> Data
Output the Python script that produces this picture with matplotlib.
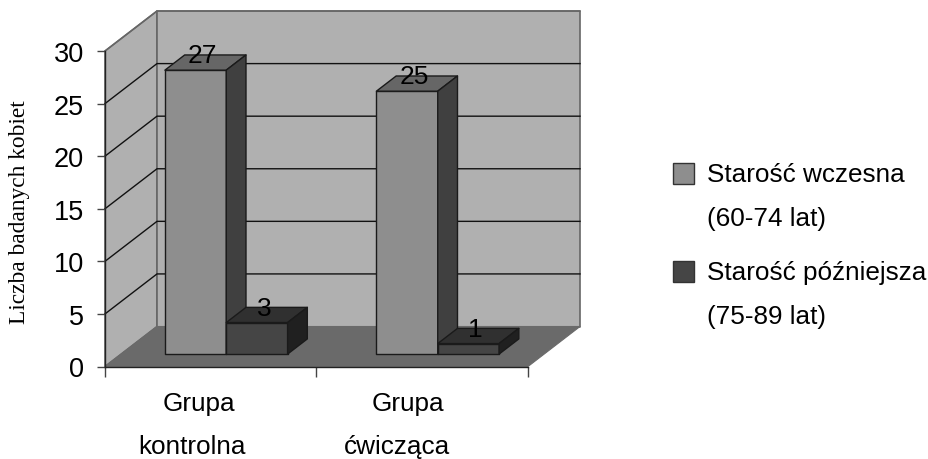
import matplotlib
matplotlib.use('Agg')
import matplotlib.pyplot as plt
from matplotlib.patches import Polygon, Rectangle

plt.rcParams['font.family'] = ['Liberation Sans', 'DejaVu Sans']

early = [27, 25]
late = [3, 1]
group_labels = [('Grupa', 'kontrolna'), ('Grupa', 'ćwicząca')]
legend_labels = [('Starość wczesna', '(60-74 lat)'), ('Starość późniejsza', '(75-89 lat)')]
y_ticks = [0, 5, 10, 15, 20, 25, 30]

W, H = 929, 460
fig = plt.figure(figsize=(W / 100, H / 100), dpi=100)
ax = fig.add_axes([105 / W, (H - 367.5) / H, 423 / W, 315.5 / H])
ax.set_xlim(0, len(early))
ax.set_ylim(0, 30)
ax.patch.set_visible(False)

# oblique depth of the fake 3d box, in data units
DX = 52 / 211.5
DY = 40 / 10.52


def pt(x, y, z=0):
    return (x + z * DX, y + z * DY)


def face(points, color, edge='#1a1a1a', lw=1.0, zorder=2):
    ax.add_patch(Polygon(points, closed=True, facecolor=color, edgecolor=edge,
                         linewidth=lw, clip_on=False, zorder=zorder, joinstyle='round'))


# walls and floor
wall = '#b0b0b0'
face([pt(0, 0, 0), pt(0, 0, 1), pt(0, 30, 1), pt(0, 30, 0)], wall, edge='#666666', lw=1.2, zorder=1)
face([pt(0, 0, 1), pt(2, 0, 1), pt(2, 30, 1), pt(0, 30, 1)], wall, edge='#666666', lw=1.2, zorder=1)
face([pt(0, 0, 0), pt(2, 0, 0), pt(2, 0, 1), pt(0, 0, 1)], '#6a6a6a', edge='#6a6a6a', lw=0.8, zorder=1)

for t in y_ticks[1:]:
    xs, ys = zip(pt(0, t, 0), pt(0, t, 1), pt(2, t, 1))
    ax.plot(xs, ys, color='#111111' if t < 30 else '#666666', lw=1.0, clip_on=False, zorder=1.5)

# bars
BAR_W = 0.29
GAP = 0.207
Z0, Z1 = 0.31, 0.69


def bar(x, v, front, top, side):
    face([pt(x, 0, Z0), pt(x + BAR_W, 0, Z0), pt(x + BAR_W, v, Z0), pt(x, v, Z0)], front, zorder=3)
    face([pt(x, v, Z0), pt(x + BAR_W, v, Z0), pt(x + BAR_W, v, Z1), pt(x, v, Z1)], top, zorder=3)
    face([pt(x + BAR_W, 0, Z0), pt(x + BAR_W, 0, Z1), pt(x + BAR_W, v, Z1), pt(x + BAR_W, v, Z0)], side, zorder=3)
    ax.annotate(str(v), xy=pt(x + BAR_W / 2, v, Z0), xytext=(7, 15), textcoords='offset pixels',
                ha='center', va='center', fontsize=19, color='black', zorder=6, annotation_clip=False)


for i in range(len(early)):
    bar(i + GAP, early[i], '#8e8e8e', '#666666', '#404040')
    bar(i + GAP + BAR_W, late[i], '#454545', '#303030', '#202020')

# axes
for s in ['top', 'right']:
    ax.spines[s].set_visible(False)
for s in ['left', 'bottom']:
    ax.spines[s].set_color('#222222')
    ax.spines[s].set_linewidth(1.0)
    ax.spines[s].set_zorder(4)
ax.set_yticks(y_ticks)
ax.tick_params(axis='y', labelsize=19.5, length=6, width=1, color='#444444', pad=9)
ax.set_xticks([0, 1, 2])
ax.set_xticklabels([])
ax.tick_params(axis='x', length=7, width=1, color='#444444')

line_offsets = [(-12, -19), (-14, -25)]
for i, (l1, l2) in enumerate(group_labels):
    ax.annotate(l1, xy=(i + 0.5, 0), xytext=(line_offsets[i][0], -37), textcoords='offset pixels',
                ha='center', va='center', fontsize=18.8)
    ax.annotate(l2, xy=(i + 0.5, 0), xytext=(line_offsets[i][1], -80), textcoords='offset pixels',
                ha='center', va='center', fontsize=18.8)

fig.text(20 / W, 1 - 212.5 / H, 'Liczba badanych kobiet', rotation=90, ha='center', va='center',
         fontsize=16.8, family='Liberation Serif')

# legend
legend_colors = ['#8e8e8e', '#454545']
legend_tops = [164, 262]
for lab, col, top in zip(legend_labels, legend_colors, legend_tops):
    fig.add_artist(Rectangle((673 / W, 1 - (top + 21) / H), 21 / W, 21 / H, facecolor=col,
                             edgecolor='#333333', linewidth=1, transform=fig.transFigure))
    fig.text(707 / W, 1 - (top + 11) / H, lab[0], fontsize=18.8, ha='left', va='center')
    fig.text(707 / W, 1 - (top + 55) / H, lab[1], fontsize=18.8, ha='left', va='center')

fig.savefig('out.png', dpi=100)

> The task
Transcribe all the lines above exactly, apart from the pictures.

> Complete response
Output the Python script that produces this picture with matplotlib.
import matplotlib
matplotlib.use('Agg')
import matplotlib.pyplot as plt
from matplotlib.patches import Polygon, Rectangle

plt.rcParams['font.family'] = ['Liberation Sans', 'DejaVu Sans']

early = [27, 25]
late = [3, 1]
group_labels = [('Grupa', 'kontrolna'), ('Grupa', 'ćwicząca')]
legend_labels = [('Starość wczesna', '(60-74 lat)'), ('Starość późniejsza', '(75-89 lat)')]
y_ticks = [0, 5, 10, 15, 20, 25, 30]

W, H = 929, 460
fig = plt.figure(figsize=(W / 100, H / 100), dpi=100)
ax = fig.add_axes([105 / W, (H - 367.5) / H, 423 / W, 315.5 / H])
ax.set_xlim(0, len(early))
ax.set_ylim(0, 30)
ax.patch.set_visible(False)

# oblique depth of the fake 3d box, in data units
DX = 52 / 211.5
DY = 40 / 10.52


def pt(x, y, z=0):
    return (x + z * DX, y + z * DY)


def face(points, color, edge='#1a1a1a', lw=1.0, zorder=2):
    ax.add_patch(Polygon(points, closed=True, facecolor=color, edgecolor=edge,
                         linewidth=lw, clip_on=False, zorder=zorder, joinstyle='round'))


# walls and floor
wall = '#b0b0b0'
face([pt(0, 0, 0), pt(0, 0, 1), pt(0, 30, 1), pt(0, 30, 0)], wall, edge='#666666', lw=1.2, zorder=1)
face([pt(0, 0, 1), pt(2, 0, 1), pt(2, 30, 1), pt(0, 30, 1)], wall, edge='#666666', lw=1.2, zorder=1)
face([pt(0, 0, 0), pt(2, 0, 0), pt(2, 0, 1), pt(0, 0, 1)], '#6a6a6a', edge='#6a6a6a', lw=0.8, zorder=1)

for t in y_ticks[1:]:
    xs, ys = zip(pt(0, t, 0), pt(0, t, 1), pt(2, t, 1))
    ax.plot(xs, ys, color='#111111' if t < 30 else '#666666', lw=1.0, clip_on=False, zorder=1.5)

# bars
BAR_W = 0.29
GAP = 0.207
Z0, Z1 = 0.31, 0.69


def bar(x, v, front, top, side):
    face([pt(x, 0, Z0), pt(x + BAR_W, 0, Z0), pt(x + BAR_W, v, Z0), pt(x, v, Z0)], front, zorder=3)
    face([pt(x, v, Z0), pt(x + BAR_W, v, Z0), pt(x + BAR_W, v, Z1), pt(x, v, Z1)], top, zorder=3)
    face([pt(x + BAR_W, 0, Z0), pt(x + BAR_W, 0, Z1), pt(x + BAR_W, v, Z1), pt(x + BAR_W, v, Z0)], side, zorder=3)
    ax.annotate(str(v), xy=pt(x + BAR_W / 2, v, Z0), xytext=(7, 15), textcoords='offset pixels',
                ha='center', va='center', fontsize=19, color='black', zorder=6, annotation_clip=False)


for i in range(len(early)):
    bar(i + GAP, early[i], '#8e8e8e', '#666666', '#404040')
    bar(i + GAP + BAR_W, late[i], '#454545', '#303030', '#202020')

# axes
for s in ['top', 'right']:
    ax.spines[s].set_visible(False)
for s in ['left', 'bottom']:
    ax.spines[s].set_color('#222222')
    ax.spines[s].set_linewidth(1.0)
    ax.spines[s].set_zorder(4)
ax.set_yticks(y_ticks)
ax.tick_params(axis='y', labelsize=19.5, length=6, width=1, color='#444444', pad=9)
ax.set_xticks([0, 1, 2])
ax.set_xticklabels([])
ax.tick_params(axis='x', length=7, width=1, color='#444444')

line_offsets = [(-12, -19), (-14, -25)]
for i, (l1, l2) in enumerate(group_labels):
    ax.annotate(l1, xy=(i + 0.5, 0), xytext=(line_offsets[i][0], -37), textcoords='offset pixels',
                ha='center', va='center', fontsize=18.8)
    ax.annotate(l2, xy=(i + 0.5, 0), xytext=(line_offsets[i][1], -80), textcoords='offset pixels',
                ha='center', va='center', fontsize=18.8)

fig.text(20 / W, 1 - 212.5 / H, 'Liczba badanych kobiet', rotation=90, ha='center', va='center',
         fontsize=16.8, family='Liberation Serif')

# legend
legend_colors = ['#8e8e8e', '#454545']
legend_tops = [164, 262]
for lab, col, top in zip(legend_labels, legend_colors, legend_tops):
    fig.add_artist(Rectangle((673 / W, 1 - (top + 21) / H), 21 / W, 21 / H, facecolor=col,
                             edgecolor='#333333', linewidth=1, transform=fig.transFigure))
    fig.text(707 / W, 1 - (top + 11) / H, lab[0], fontsize=18.8, ha='left', va='center')
    fig.text(707 / W, 1 - (top + 55) / H, lab[1], fontsize=18.8, ha='left', va='center')

fig.savefig('out.png', dpi=100)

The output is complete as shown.